The final article in this section is Marion Bowman's "Contemporary Celtic Spirituality," which presents a compelling case for studying this phenomenon as a valid religious expression. She also raises one of the key issues which is central to the whole "what is Celtic Studies" debate: the problem of "authenticity." "Cardiac Celticity" (to borrow Bowman's useful term) may be very real to practitioners of contemporary Celtic spirituality and other people who may not speak any Celtic languages or originate from Celtic culture areas. However, given that this kind of Celtic self-identification is not "authentic" in the conventional academic sense, do we have to study it under the aegis of Celtic Studies? This is the crux of the difficulty I have with this whole book, even with regard to its best articles. Why include all this varied material within Celtic Studies?

"Part Two: The Celtic Diaspora" is perhaps the least engaging section, although it also deals with the vexed question of self-identification.
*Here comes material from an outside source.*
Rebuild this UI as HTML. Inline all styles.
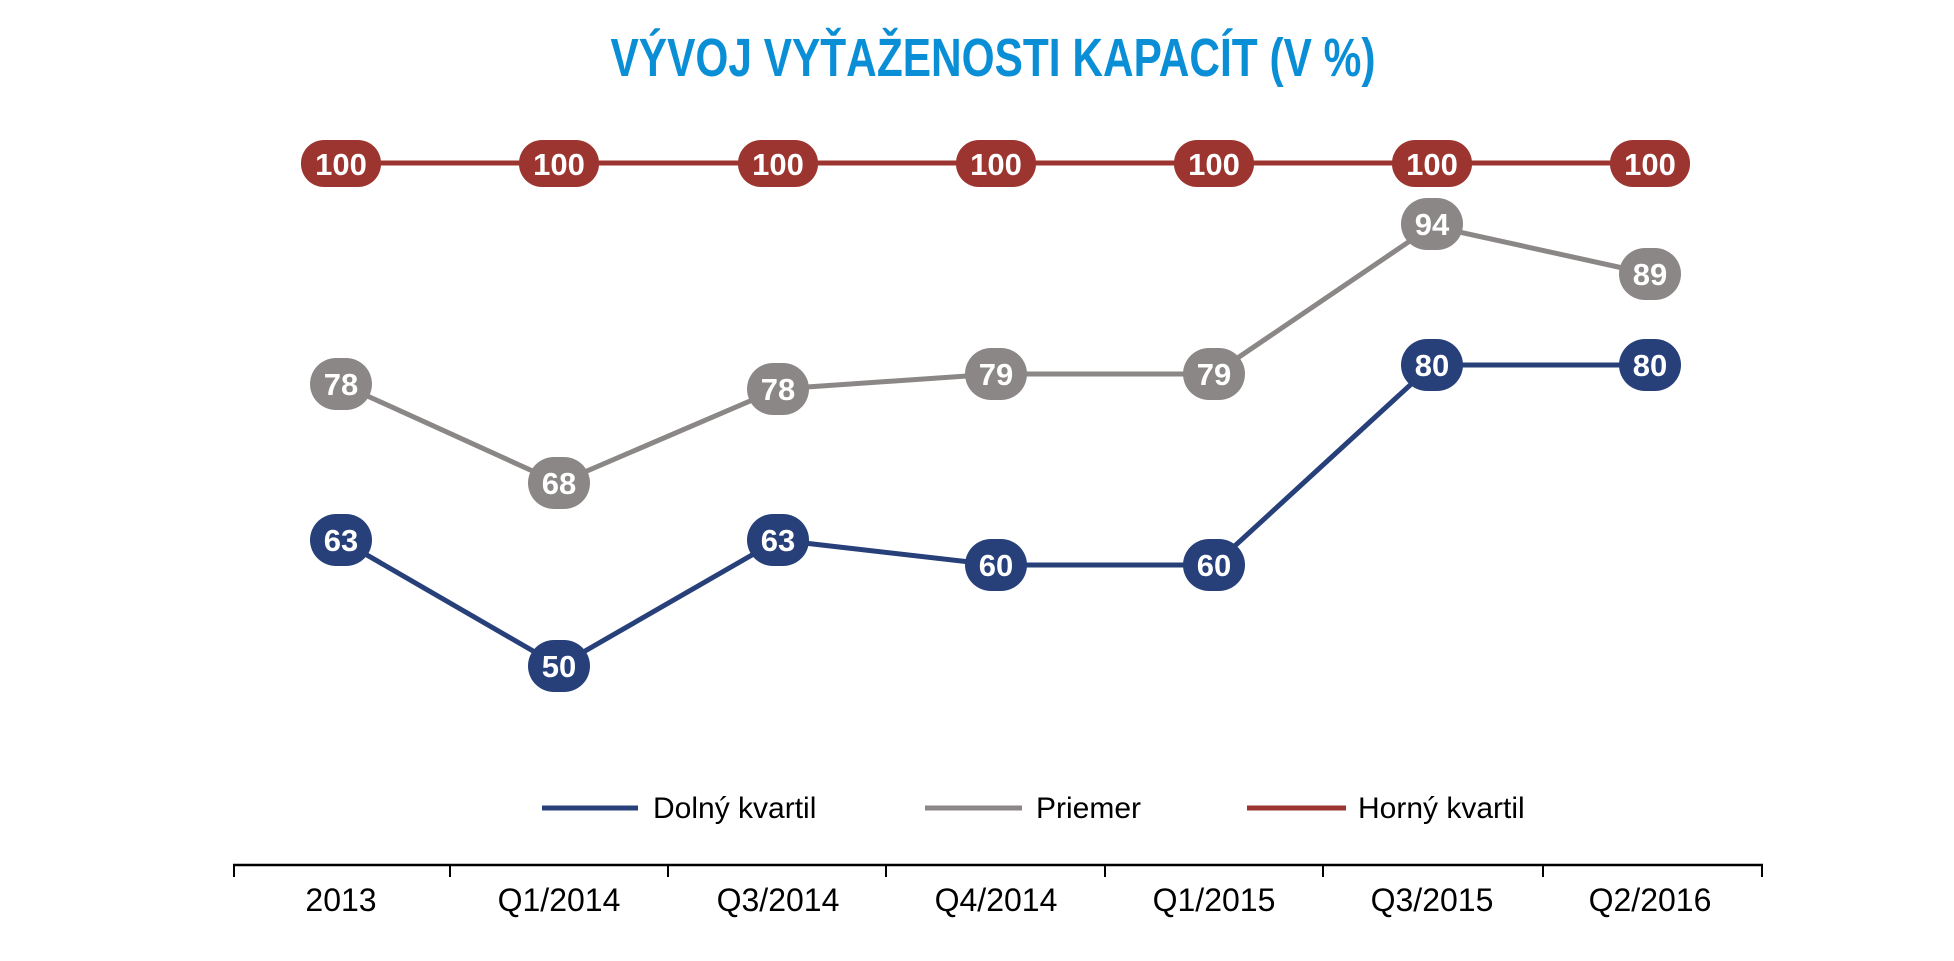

Amy Hale and Shannon Thornton present a straightforward discussion of this issue in "Pagans, Pipers and Politicos: Constructing `Celtic' in a Festival Context." Much of the subject matter of their study is also of dubious "authenticity" and the article would have been more interesting if the authors had made their own views on this more explicit. Philip Payton's "Re-inventing Celtic Australia" is a little on the dry side, but is an informative presentation of identity building in the colonial and post-colonial context. Deborah Curtis's "Creative Ethnicity: One Man's Invention of Celtic Identity" is to my mind the weakest article in the book. A discussion of the author's father's creation of a Scottish identity for himself, it seems too personal and not scholarly enough for a collection of this kind.